I think you take a far too literal interpretation of the word "historical" for a context like discussing EU4. Obviously, the whole point of the game is to play out an alternate history. Simply plodding through a narrative of the events exactly as they happened wouldn't even be a 'game.' It would be a book. A game involves decisions with a chance for reward and risk of 'loss' or punishment.
Reward in EU4 is how you define it yourself, but obviously what we all seem to share is an interest in developing a geopolitically potent nation. That might mean WC for some guys, insane trade power for others, or it might even mean roleplaying closely how a nation actually evolved but with certain alternate paths.
EU4 is like a kit for painting your own "alternate historical mural."
The key to the "historical" part is that the basic elements you are provided with should minimally contradict history. This does not mean that the final product the player finishes when he/she has completed "painting" their mural must be a perfect mirror of history, not that it even should be close. That is not the point whatsoever and it stuns me that people actually seem to imply that that is the point. If somebody manages to achieve a WC that is perfectly fine IMO, and doesn't breach the spirit of the game as a historical alternate history composition set. The key is: do any of the elements that are provided in the set significantly contradict history and do those elements somehow contribute to ahistorical outcomes?

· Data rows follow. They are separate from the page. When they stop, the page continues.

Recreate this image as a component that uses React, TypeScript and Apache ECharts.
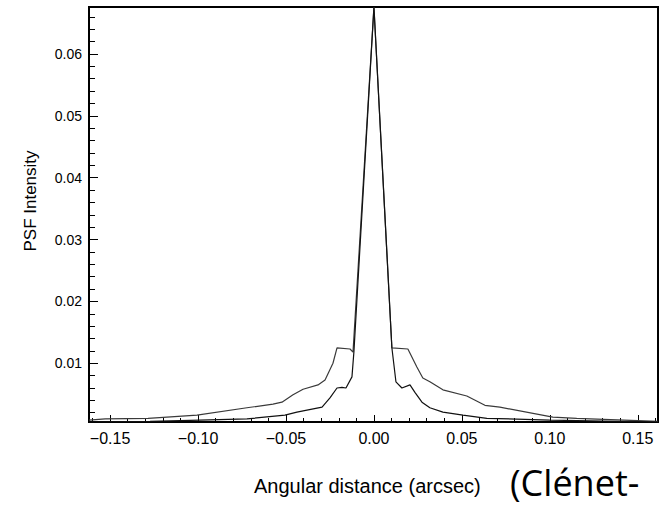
import React, { useEffect, useRef } from "react";
import * as echarts from "echarts";

// Outer (wider wings) PSF profile
const outerX = [-0.162, -0.1528, -0.1284, -0.1006, -0.0722, -0.0574, -0.0523, -0.046, -0.0403, -0.0318, -0.0278, -0.0233, -0.021, -0.0136, -0.0119, 0, 0.0102, 0.0193, 0.0244, 0.0278, 0.0318, 0.0392, 0.0528, 0.0631, 0.0716, 0.1017, 0.1153, 0.1614];
const outerY = [0.0008, 0.001, 0.0011, 0.0016, 0.0028, 0.0034, 0.0037, 0.0049, 0.0058, 0.0065, 0.0073, 0.01, 0.0125, 0.0123, 0.0118, 0.0676, 0.0125, 0.0123, 0.0094, 0.0076, 0.007, 0.0057, 0.0047, 0.0032, 0.0029, 0.0013, 0.0011, 0.0006];

// Inner (narrower wings) PSF profile
const innerX = [-0.162, -0.1273, -0.0989, -0.0722, -0.0506, -0.0438, -0.0295, -0.025, -0.021, -0.0182, -0.0159, -0.0125, -0.0114, 0, 0.0102, 0.0125, 0.0159, 0.0205, 0.0233, 0.0273, 0.0318, 0.0392, 0.0506, 0.0642, 0.1, 0.1614];
const innerY = [0.0005, 0.0006, 0.0008, 0.001, 0.0016, 0.0021, 0.0029, 0.0044, 0.006, 0.0061, 0.006, 0.0078, 0.0118, 0.0676, 0.0125, 0.007, 0.006, 0.0065, 0.0053, 0.0037, 0.0028, 0.0021, 0.0016, 0.0011, 0.0008, 0.0005];

const xMajorTicks = [-0.15, -0.1, -0.05, 0, 0.05, 0.1, 0.15];
const xMinorTicks = [-0.16, -0.14, -0.13, -0.12, -0.11, -0.09, -0.08, -0.07, -0.06, -0.04, -0.03, -0.02, -0.01, 0.01, 0.02, 0.03, 0.04, 0.06, 0.07, 0.08, 0.09, 0.11, 0.12, 0.13, 0.14, 0.16];
const yMajorTicks = [0.01, 0.02, 0.03, 0.04, 0.05, 0.06];
const yMinorTicks = [0.002, 0.004, 0.006, 0.008, 0.012, 0.014, 0.016, 0.018, 0.022, 0.024, 0.026, 0.028, 0.032, 0.034, 0.036, 0.038, 0.042, 0.044, 0.046, 0.048, 0.052, 0.054, 0.056, 0.058, 0.062, 0.064, 0.066];

const X_MIN = -0.162;
const X_MAX = 0.1615;
const Y_MIN = 0.0005;
const Y_MAX = 0.0676;

const FONT = "'Liberation Sans', Arial, sans-serif";

function fmtX(v: number) {
  const r = Math.round(v * 100) / 100;
  if (r < 0) return "\u2212" + Math.abs(r).toFixed(2);
  return r.toFixed(2);
}

export default function App() {
  const ref = useRef<HTMLDivElement>(null);
  useEffect(() => {
    if (!ref.current) return;
    const chart = echarts.init(ref.current, undefined, { renderer: "svg" });
    const outer = outerX.map((x, i) => [x, outerY[i]]);
    const inner = innerX.map((x, i) => [x, innerY[i]]);
    chart.setOption({
      animation: false,
      backgroundColor: "#ffffff",
      grid: {
        left: 89,
        right: 4,
        top: 7,
        bottom: 87,
        show: true,
        borderColor: "#000",
        borderWidth: 2,
        backgroundColor: "transparent",
      },
      xAxis: [
        {
          type: "value",
          min: X_MIN,
          max: X_MAX,
          position: "bottom",
          axisLine: { show: true, onZero: false, lineStyle: { color: "#000", width: 2 } },
          axisTick: {
            show: true,
            inside: true,
            length: 7,
            customValues: xMajorTicks,
            lineStyle: { color: "#000", width: 1 },
          },
          axisLabel: {
            show: true,
            customValues: xMajorTicks,
            formatter: (v: number) => fmtX(v),
            color: "#000",
            fontFamily: FONT,
            fontSize: 16,
            margin: 8,
          },
          splitLine: { show: false },
        },
        {
          type: "value",
          min: X_MIN,
          max: X_MAX,
          position: "bottom",
          axisLine: { show: false, onZero: false },
          axisTick: {
            show: true,
            inside: true,
            length: 4,
            customValues: xMinorTicks,
            lineStyle: { color: "#000", width: 1 },
          },
          axisLabel: { show: false },
          splitLine: { show: false },
        },
      ],
      yAxis: [
        {
          type: "value",
          min: Y_MIN,
          max: Y_MAX,
          position: "left",
          axisLine: { show: true, onZero: false, lineStyle: { color: "#000", width: 2 } },
          axisTick: {
            show: true,
            inside: true,
            length: 9,
            customValues: yMajorTicks,
            lineStyle: { color: "#000", width: 1 },
          },
          axisLabel: {
            show: true,
            customValues: yMajorTicks,
            formatter: (v: number) => v.toFixed(2),
            color: "#000",
            fontFamily: FONT,
            fontSize: 14,
            margin: 7,
          },
          splitLine: { show: false },
        },
        {
          type: "value",
          min: Y_MIN,
          max: Y_MAX,
          position: "left",
          axisLine: { show: false, onZero: false },
          axisTick: {
            show: true,
            inside: true,
            length: 6,
            customValues: yMinorTicks,
            lineStyle: { color: "#000", width: 1 },
          },
          axisLabel: { show: false },
          splitLine: { show: false },
        },
      ],
      series: [
        {
          type: "line",
          name: "outer",
          data: outer,
          xAxisIndex: 0,
          yAxisIndex: 0,
          showSymbol: false,
          symbol: "none",
          lineStyle: { color: "#3a3a3a", width: 1.2 },
          z: 3,
        },
        {
          type: "line",
          name: "inner",
          data: inner,
          xAxisIndex: 0,
          yAxisIndex: 0,
          showSymbol: false,
          symbol: "none",
          lineStyle: { color: "#111", width: 1.2 },
          z: 4,
        },
      ],
      graphic: [
        {
          type: "text",
          x: 30,
          y: 201,
          rotation: Math.PI / 2,
          style: {
            text: "PSF Intensity",
            fill: "#000",
            font: "17px 'Liberation Sans', Arial, sans-serif",
            align: "center",
            verticalAlign: "middle",
          },
        },
        {
          type: "text",
          x: 254,
          y: 486,
          style: {
            text: "Angular distance (arcsec)",
            fill: "#000",
            font: "20px 'Liberation Sans', Arial, sans-serif",
            verticalAlign: "middle",
          },
        },
        {
          type: "text",
          x: 510,
          y: 482,
          style: {
            text: "(Clénet-",
            fill: "#000",
            font: "36px 'Open Sans', 'Noto Sans', sans-serif",
            verticalAlign: "middle",
          },
        },
      ],
    });
    return () => chart.dispose();
  }, []);
  return (
    <div
      ref={ref}
      style={{ position: "fixed", left: 0, top: 0, width: 662, height: 509 }}
    />
  );
}
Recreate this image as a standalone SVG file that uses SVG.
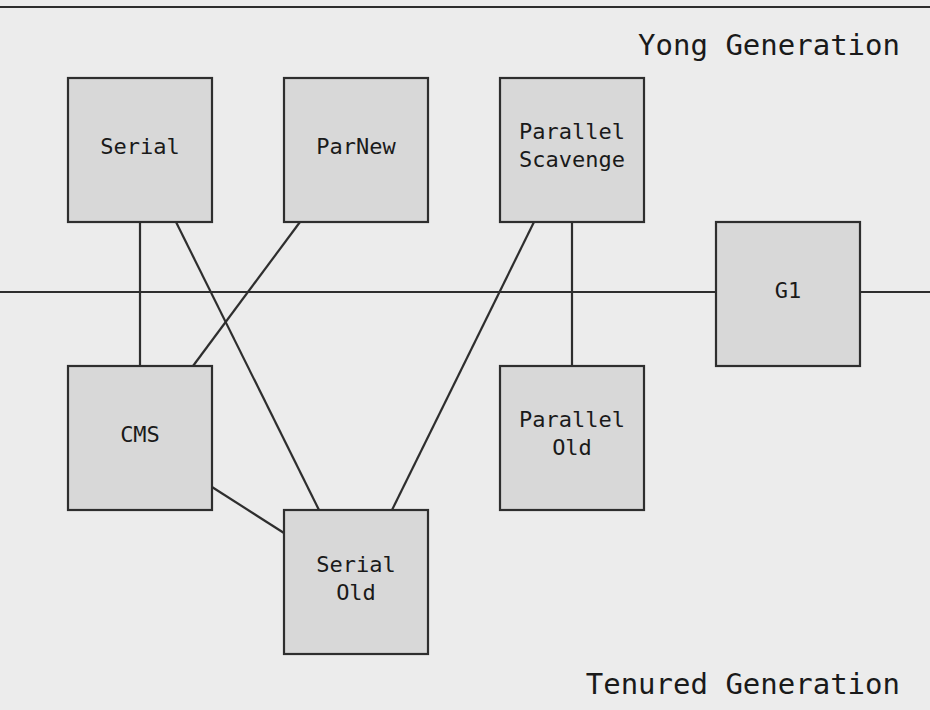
<svg xmlns="http://www.w3.org/2000/svg" width="930" height="710" viewBox="0 0 930 710">
<style>
.box{fill:#d8d8d8;stroke:#2e2e2e;stroke-width:2.2}
.ln{stroke:#2e2e2e;stroke-width:2.2;fill:none}
.t{font-family:"DejaVu Sans Mono","Liberation Mono",monospace;font-size:22px;fill:#1a1a1a;text-anchor:middle}
.h{font-family:"DejaVu Sans Mono","Liberation Mono",monospace;font-size:29px;fill:#1a1a1a;text-anchor:end}
</style>
<rect x="0" y="0" width="930" height="710" fill="#ececec"/>
<line x1="0" y1="7" x2="930" y2="7" stroke="#2e2e2e" stroke-width="2.2"/>
<text class="h" x="900" y="55">Yong Generation</text>
<text class="h" x="900" y="694">Tenured Generation</text>
<g id="connectors">
<line class="ln" x1="0" y1="292" x2="716" y2="292"/>
<line class="ln" x1="860" y1="292" x2="930" y2="292"/>
<line class="ln" x1="140" y1="222" x2="140" y2="366"/>
<line class="ln" x1="176" y1="222" x2="319" y2="510"/>
<line class="ln" x1="300" y1="222" x2="193" y2="366"/>
<line class="ln" x1="534" y1="222" x2="392" y2="510"/>
<line class="ln" x1="572" y1="222" x2="572" y2="366"/>
<line class="ln" x1="212" y1="487" x2="284" y2="533"/>
</g>
<g id="serial"><rect class="box" x="68" y="78" width="144" height="144"/><text class="t" x="140" y="154">Serial</text></g>
<g id="parnew"><rect class="box" x="284" y="78" width="144" height="144"/><text class="t" x="356" y="154">ParNew</text></g>
<g id="parallel-scavenge"><rect class="box" x="500" y="78" width="144" height="144"/><text class="t" x="572" y="139">Parallel</text><text class="t" x="572" y="167">Scavenge</text></g>
<g id="g1"><rect class="box" x="716" y="222" width="144" height="144"/><text class="t" x="788" y="298">G1</text></g>
<g id="cms"><rect class="box" x="68" y="366" width="144" height="144"/><text class="t" x="140" y="442">CMS</text></g>
<g id="parallel-old"><rect class="box" x="500" y="366" width="144" height="144"/><text class="t" x="572" y="427">Parallel</text><text class="t" x="572" y="455">Old</text></g>
<g id="serial-old"><rect class="box" x="284" y="510" width="144" height="144"/><text class="t" x="356" y="572">Serial</text><text class="t" x="356" y="600">Old</text></g>
</svg>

Game dynamics that facilitate WC are relatively ahistorical as WC didn't happen, not even close. Game dynamics that constrain WC are relatively 'historical' (even if their abstract implementation in game might rub the fur the wrong way). At least when the player gets to a certain massive size you don't have Zeus throwing thunderbolts down from Olympus to destroy the arrogant human player's empire! THAT would be even more ahistorical (and annoying) that Coalitions and AE.
All this to say: to remain true to the spirit of the series, I sense that the developers realized they needed game elements that made WC more difficult, and in particular increasingly more difficult the closer one gets to total global domination. I think they've done a pretty good job of coming up with a better system than in EU3 and while I don't consider it to be "historical" it is relatively less ahistorical than any other alternative mechanism for constraining ultra-expansion, and certainly less ahistorical than a game like Civ where global domination is commonplace.